>> BEGIN

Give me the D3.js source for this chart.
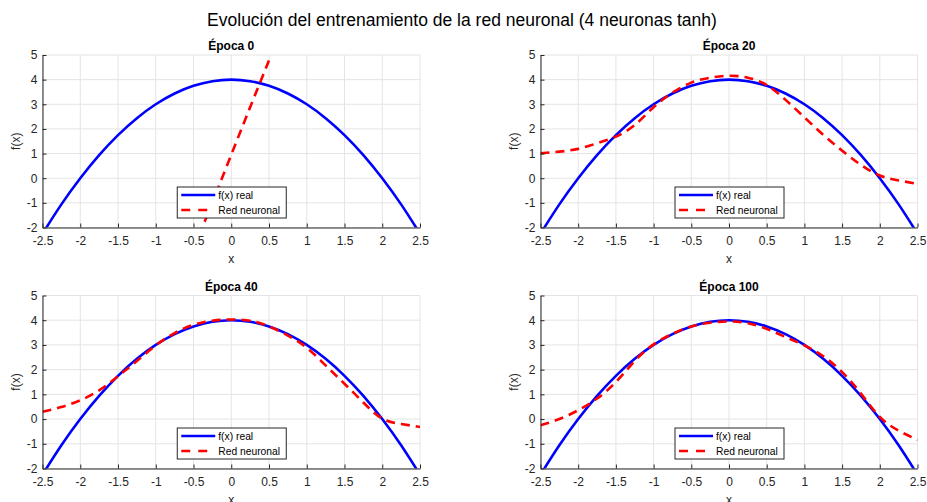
<!DOCTYPE html>
<html>
<head>
<meta charset="utf-8">
<script src="https://cdn.jsdelivr.net/npm/d3@7"></script>
<style>
  html, body { margin: 0; padding: 0; background: #fff; }
  svg { display: block; font-family: "Liberation Sans", Arial, sans-serif; }
</style>
</head>
<body>
<svg id="chart" width="927" height="502"></svg>
<script>
// Sample positions along x
const xs = [-2.5, -2.25, -2, -1.75, -1.5, -1.25, -1, -0.75, -0.5, -0.25, 0,
            0.25, 0.5, 0.75, 1, 1.25, 1.5, 1.75, 2, 2.25, 2.5];

// Target function f(x) = 4 - x^2
const fReal = [-2.25, -1.0625, 0, 0.9375, 1.75, 2.4375, 3, 3.4375, 3.75, 3.9375, 4,
               3.9375, 3.75, 3.4375, 3, 2.4375, 1.75, 0.9375, 0, -1.0625, -2.25];

// Network output at each snapshot
const xsEpoca0 = [-0.5, -0.25, 0, 0.25, 0.5];
const redEpoca0 = [-2.9, -0.98, 0.95, 2.88, 4.78];
const redEpoca20 = [1.01, 1.08, 1.19, 1.42, 1.69, 2.16, 2.88, 3.47, 3.88, 4.08, 4.16,
                    4.08, 3.78, 3.18, 2.47, 1.76, 1.12, 0.54, 0.11, -0.09, -0.23];
const redEpoca40 = [0.29, 0.49, 0.76, 1.16, 1.73, 2.35, 2.98, 3.48, 3.82, 3.98, 4.03,
                    3.98, 3.75, 3.38, 2.89, 2.17, 1.43, 0.67, 0.02, -0.2, -0.32];
const redEpoca100 = [-0.25, 0.0, 0.36, 0.83, 1.5, 2.35, 3.02, 3.45, 3.75, 3.9, 3.95,
                     3.88, 3.65, 3.32, 2.98, 2.54, 1.9, 1.03, 0.09, -0.47, -0.84];

const xTicks = [-2.5, -2, -1.5, -1, -0.5, 0, 0.5, 1, 1.5, 2, 2.5];
const yTicks = [-2, -1, 0, 1, 2, 3, 4, 5];
const panelTitles = ["Época 0", "Época 20", "Época 40", "Época 100"];
const legendLabels = ["f(x) real", "Red neuronal"];
const mainTitle = "Evolución del entrenamiento de la red neuronal (4 neuronas tanh)";

const panels = [
  { title: panelTitles[0], rx: xsEpoca0, ry: redEpoca0, left: 42.5, top: 55, right: 420, bottom: 227.5 },
  { title: panelTitles[1], rx: xs, ry: redEpoca20, left: 540.5, top: 55, right: 917.5, bottom: 227.5 },
  { title: panelTitles[2], rx: xs, ry: redEpoca40, left: 42.5, top: 295.5, right: 420, bottom: 468.5 },
  { title: panelTitles[3], rx: xs, ry: redEpoca100, left: 540.5, top: 295.5, right: 917.5, bottom: 468.5 }
];

const svg = d3.select("#chart");
const axisColor = "#262626";
const gridColor = "#e4e4e4";
const fmt = d => String(d).replace("\u2212", "-");

svg.append("text")
  .attr("x", 462).attr("y", 25.5)
  .attr("text-anchor", "middle")
  .attr("font-size", 17.5)
  .attr("fill", "#000")
  .text(mainTitle);

panels.forEach((p, i) => {
  const w = p.right - p.left, h = p.bottom - p.top;
  const g = svg.append("g").attr("transform", `translate(${p.left},${p.top})`);
  const x = d3.scaleLinear().domain([-2.5, 2.5]).range([0, w]);
  const y = d3.scaleLinear().domain([-2, 5]).range([h, 0]);

  // grid
  g.append("g").selectAll("line").data(xTicks).join("line")
    .attr("x1", d => x(d)).attr("x2", d => x(d)).attr("y1", 0).attr("y2", h)
    .attr("stroke", gridColor).attr("stroke-width", 1);
  g.append("g").selectAll("line").data(yTicks).join("line")
    .attr("y1", d => y(d)).attr("y2", d => y(d)).attr("x1", 0).attr("x2", w)
    .attr("stroke", gridColor).attr("stroke-width", 1);

  const clipId = "clip" + i;
  g.append("clipPath").attr("id", clipId)
    .append("rect").attr("x", 0).attr("y", 0).attr("width", w).attr("height", h);

  const line = d3.line().x(d => x(d[0])).y(d => y(d[1])).curve(d3.curveNatural);
  const plot = g.append("g").attr("clip-path", `url(#${clipId})`);

  plot.append("path")
    .datum(xs.map((v, k) => [v, fReal[k]]))
    .attr("d", line)
    .attr("fill", "none").attr("stroke", "#0000ff").attr("stroke-width", 2.6);

  plot.append("path")
    .datum(p.rx.map((v, k) => [v, p.ry[k]]))
    .attr("d", line)
    .attr("fill", "none").attr("stroke", "#ff0000").attr("stroke-width", 2.6)
    .attr("stroke-dasharray", "9,6");

  // axes
  const xAxis = d3.axisBottom(x).tickValues(xTicks).tickSizeInner(-4).tickSizeOuter(0)
    .tickFormat(fmt).tickPadding(9);
  const yAxis = d3.axisLeft(y).tickValues(yTicks).tickSizeInner(-4).tickSizeOuter(0)
    .tickFormat(fmt).tickPadding(5);

  const gx = g.append("g").attr("transform", `translate(0,${h})`).call(xAxis);
  const gy = g.append("g").call(yAxis);
  [gx, gy].forEach(a => {
    a.select(".domain").attr("stroke", axisColor).attr("stroke-width", 1);
    a.selectAll(".tick line").attr("stroke", axisColor);
    a.selectAll(".tick text").attr("fill", axisColor).attr("font-size", 12)
      .attr("font-family", "'Liberation Sans', Arial, sans-serif");
  });

  g.append("text")
    .attr("x", w / 2).attr("y", -5)
    .attr("text-anchor", "middle").attr("font-size", 12).attr("font-weight", "bold")
    .attr("fill", "#000").text(p.title);

  g.append("text")
    .attr("x", w / 2).attr("y", h + 35)
    .attr("text-anchor", "middle").attr("font-size", 12).attr("fill", axisColor).text("x");

  g.append("text")
    .attr("transform", `translate(-23,${h / 2}) rotate(-90)`)
    .attr("text-anchor", "middle").attr("font-size", 12).attr("fill", axisColor).text("f(x)");

  // legend
  const lw = 109, lh = 31;
  const lg = g.append("g").attr("transform", `translate(${w / 2 - lw / 2 + 0.5},${h - 40.5})`);
  lg.append("rect").attr("width", lw).attr("height", lh)
    .attr("fill", "#fff").attr("stroke", axisColor).attr("stroke-width", 1);
  const styles = [
    { color: "#0000ff", dash: null },
    { color: "#ff0000", dash: "9,8" }
  ];
  legendLabels.forEach((lab, k) => {
    const cy = 8 + k * 15;
    lg.append("line").attr("x1", 4).attr("x2", 38).attr("y1", cy).attr("y2", cy)
      .attr("stroke", styles[k].color).attr("stroke-width", 2.6)
      .attr("stroke-dasharray", styles[k].dash);
    lg.append("text").attr("x", 41).attr("y", cy + 3.5)
      .attr("font-size", 10.3).attr("fill", "#000").text(lab);
  });
});
</script>
</body>
</html>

>> END

TASK BRIEF: Transcribe the listing in full. Omit the pictures and keep every line exact.

RESPONSE BELOW:
Give me the D3.js source for this chart.
<!DOCTYPE html>
<html>
<head>
<meta charset="utf-8">
<script src="https://cdn.jsdelivr.net/npm/d3@7"></script>
<style>
  html, body { margin: 0; padding: 0; background: #fff; }
  svg { display: block; font-family: "Liberation Sans", Arial, sans-serif; }
</style>
</head>
<body>
<svg id="chart" width="927" height="502"></svg>
<script>
// Sample positions along x
const xs = [-2.5, -2.25, -2, -1.75, -1.5, -1.25, -1, -0.75, -0.5, -0.25, 0,
            0.25, 0.5, 0.75, 1, 1.25, 1.5, 1.75, 2, 2.25, 2.5];

// Target function f(x) = 4 - x^2
const fReal = [-2.25, -1.0625, 0, 0.9375, 1.75, 2.4375, 3, 3.4375, 3.75, 3.9375, 4,
               3.9375, 3.75, 3.4375, 3, 2.4375, 1.75, 0.9375, 0, -1.0625, -2.25];

// Network output at each snapshot
const xsEpoca0 = [-0.5, -0.25, 0, 0.25, 0.5];
const redEpoca0 = [-2.9, -0.98, 0.95, 2.88, 4.78];
const redEpoca20 = [1.01, 1.08, 1.19, 1.42, 1.69, 2.16, 2.88, 3.47, 3.88, 4.08, 4.16,
                    4.08, 3.78, 3.18, 2.47, 1.76, 1.12, 0.54, 0.11, -0.09, -0.23];
const redEpoca40 = [0.29, 0.49, 0.76, 1.16, 1.73, 2.35, 2.98, 3.48, 3.82, 3.98, 4.03,
                    3.98, 3.75, 3.38, 2.89, 2.17, 1.43, 0.67, 0.02, -0.2, -0.32];
const redEpoca100 = [-0.25, 0.0, 0.36, 0.83, 1.5, 2.35, 3.02, 3.45, 3.75, 3.9, 3.95,
                     3.88, 3.65, 3.32, 2.98, 2.54, 1.9, 1.03, 0.09, -0.47, -0.84];

const xTicks = [-2.5, -2, -1.5, -1, -0.5, 0, 0.5, 1, 1.5, 2, 2.5];
const yTicks = [-2, -1, 0, 1, 2, 3, 4, 5];
const panelTitles = ["Época 0", "Época 20", "Época 40", "Época 100"];
const legendLabels = ["f(x) real", "Red neuronal"];
const mainTitle = "Evolución del entrenamiento de la red neuronal (4 neuronas tanh)";

const panels = [
  { title: panelTitles[0], rx: xsEpoca0, ry: redEpoca0, left: 42.5, top: 55, right: 420, bottom: 227.5 },
  { title: panelTitles[1], rx: xs, ry: redEpoca20, left: 540.5, top: 55, right: 917.5, bottom: 227.5 },
  { title: panelTitles[2], rx: xs, ry: redEpoca40, left: 42.5, top: 295.5, right: 420, bottom: 468.5 },
  { title: panelTitles[3], rx: xs, ry: redEpoca100, left: 540.5, top: 295.5, right: 917.5, bottom: 468.5 }
];

const svg = d3.select("#chart");
const axisColor = "#262626";
const gridColor = "#e4e4e4";
const fmt = d => String(d).replace("\u2212", "-");

svg.append("text")
  .attr("x", 462).attr("y", 25.5)
  .attr("text-anchor", "middle")
  .attr("font-size", 17.5)
  .attr("fill", "#000")
  .text(mainTitle);

panels.forEach((p, i) => {
  const w = p.right - p.left, h = p.bottom - p.top;
  const g = svg.append("g").attr("transform", `translate(${p.left},${p.top})`);
  const x = d3.scaleLinear().domain([-2.5, 2.5]).range([0, w]);
  const y = d3.scaleLinear().domain([-2, 5]).range([h, 0]);

  // grid
  g.append("g").selectAll("line").data(xTicks).join("line")
    .attr("x1", d => x(d)).attr("x2", d => x(d)).attr("y1", 0).attr("y2", h)
    .attr("stroke", gridColor).attr("stroke-width", 1);
  g.append("g").selectAll("line").data(yTicks).join("line")
    .attr("y1", d => y(d)).attr("y2", d => y(d)).attr("x1", 0).attr("x2", w)
    .attr("stroke", gridColor).attr("stroke-width", 1);

  const clipId = "clip" + i;
  g.append("clipPath").attr("id", clipId)
    .append("rect").attr("x", 0).attr("y", 0).attr("width", w).attr("height", h);

  const line = d3.line().x(d => x(d[0])).y(d => y(d[1])).curve(d3.curveNatural);
  const plot = g.append("g").attr("clip-path", `url(#${clipId})`);

  plot.append("path")
    .datum(xs.map((v, k) => [v, fReal[k]]))
    .attr("d", line)
    .attr("fill", "none").attr("stroke", "#0000ff").attr("stroke-width", 2.6);

  plot.append("path")
    .datum(p.rx.map((v, k) => [v, p.ry[k]]))
    .attr("d", line)
    .attr("fill", "none").attr("stroke", "#ff0000").attr("stroke-width", 2.6)
    .attr("stroke-dasharray", "9,6");

  // axes
  const xAxis = d3.axisBottom(x).tickValues(xTicks).tickSizeInner(-4).tickSizeOuter(0)
    .tickFormat(fmt).tickPadding(9);
  const yAxis = d3.axisLeft(y).tickValues(yTicks).tickSizeInner(-4).tickSizeOuter(0)
    .tickFormat(fmt).tickPadding(5);

  const gx = g.append("g").attr("transform", `translate(0,${h})`).call(xAxis);
  const gy = g.append("g").call(yAxis);
  [gx, gy].forEach(a => {
    a.select(".domain").attr("stroke", axisColor).attr("stroke-width", 1);
    a.selectAll(".tick line").attr("stroke", axisColor);
    a.selectAll(".tick text").attr("fill", axisColor).attr("font-size", 12)
      .attr("font-family", "'Liberation Sans', Arial, sans-serif");
  });

  g.append("text")
    .attr("x", w / 2).attr("y", -5)
    .attr("text-anchor", "middle").attr("font-size", 12).attr("font-weight", "bold")
    .attr("fill", "#000").text(p.title);

  g.append("text")
    .attr("x", w / 2).attr("y", h + 35)
    .attr("text-anchor", "middle").attr("font-size", 12).attr("fill", axisColor).text("x");

  g.append("text")
    .attr("transform", `translate(-23,${h / 2}) rotate(-90)`)
    .attr("text-anchor", "middle").attr("font-size", 12).attr("fill", axisColor).text("f(x)");

  // legend
  const lw = 109, lh = 31;
  const lg = g.append("g").attr("transform", `translate(${w / 2 - lw / 2 + 0.5},${h - 40.5})`);
  lg.append("rect").attr("width", lw).attr("height", lh)
    .attr("fill", "#fff").attr("stroke", axisColor).attr("stroke-width", 1);
  const styles = [
    { color: "#0000ff", dash: null },
    { color: "#ff0000", dash: "9,8" }
  ];
  legendLabels.forEach((lab, k) => {
    const cy = 8 + k * 15;
    lg.append("line").attr("x1", 4).attr("x2", 38).attr("y1", cy).attr("y2", cy)
      .attr("stroke", styles[k].color).attr("stroke-width", 2.6)
      .attr("stroke-dasharray", styles[k].dash);
    lg.append("text").attr("x", 41).attr("y", cy + 3.5)
      .attr("font-size", 10.3).attr("fill", "#000").text(lab);
  });
});
</script>
</body>
</html>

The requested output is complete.